Not a great photo, but it was delicious!

Squash time once again!  I”m always looking for new ways to use squash at this time of year.  They’re plentiful, cheap, and delicious – and such a comforting food.  My husband isn’t a huge fan of a sweetened roasted squash (which I luuuv), so I went looking for something savoury.  This recipe is inspired by Jamie Oliver’s recipe here, which looks delicious but includes ingredients I didn’t have on hand.

I think these would be absolutely delicious with pan-fried buttery sage leaves crumbled on top – next time I have sage leaves I will definitely try….. If any of you give it a whirl, let me know!

Sagey Spiced Butternut Squash

1 small butternut squash, halved and de-seeded, then cut into chunks (skin still on)
3 Tbsp coconut oil
1/2 tsp ground sage
1/8 tsp cayenne pepper
1/8 tsp ground allspice
Salt and pepper

Preheat oven to 350 F

Melt coconut oil, add spices and mix. Place squash pieces on a cookie sheet, pour spice-oil mixture over them, and toss with until the oil coats the squash pieces evenly.
Cover cookie sheet with foil, bake for 30 minutes. Remove foil and bake for another 10 .

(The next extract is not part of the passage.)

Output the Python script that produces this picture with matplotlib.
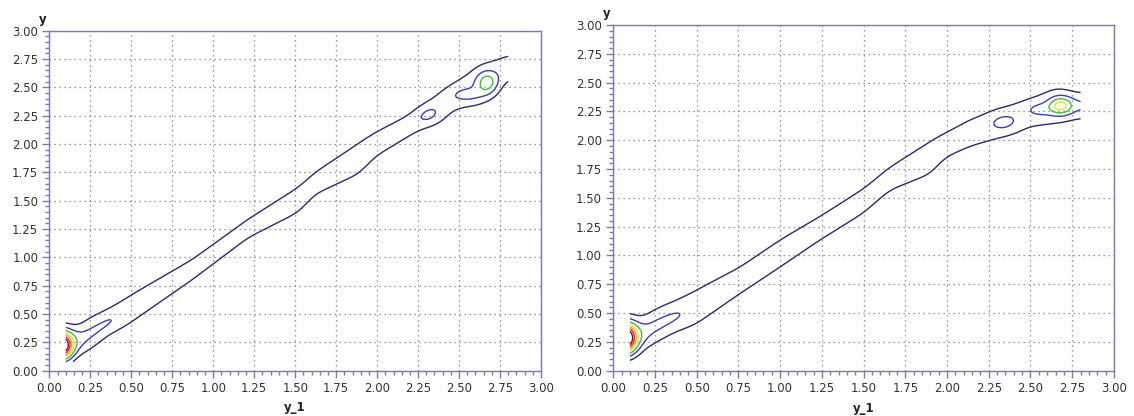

Enjoy!  I served ours with italian sausage in tomato basil sauce, which was fantastic, but I think this would pair deliciously with any number of items….. pork chops with apple sauce come to mind….  mmmmm

FYI – I don’t believe you are supposed to eat the skin – correct me if I’m wrong.  I didn’t.  But my husband ate some and he’s still alive.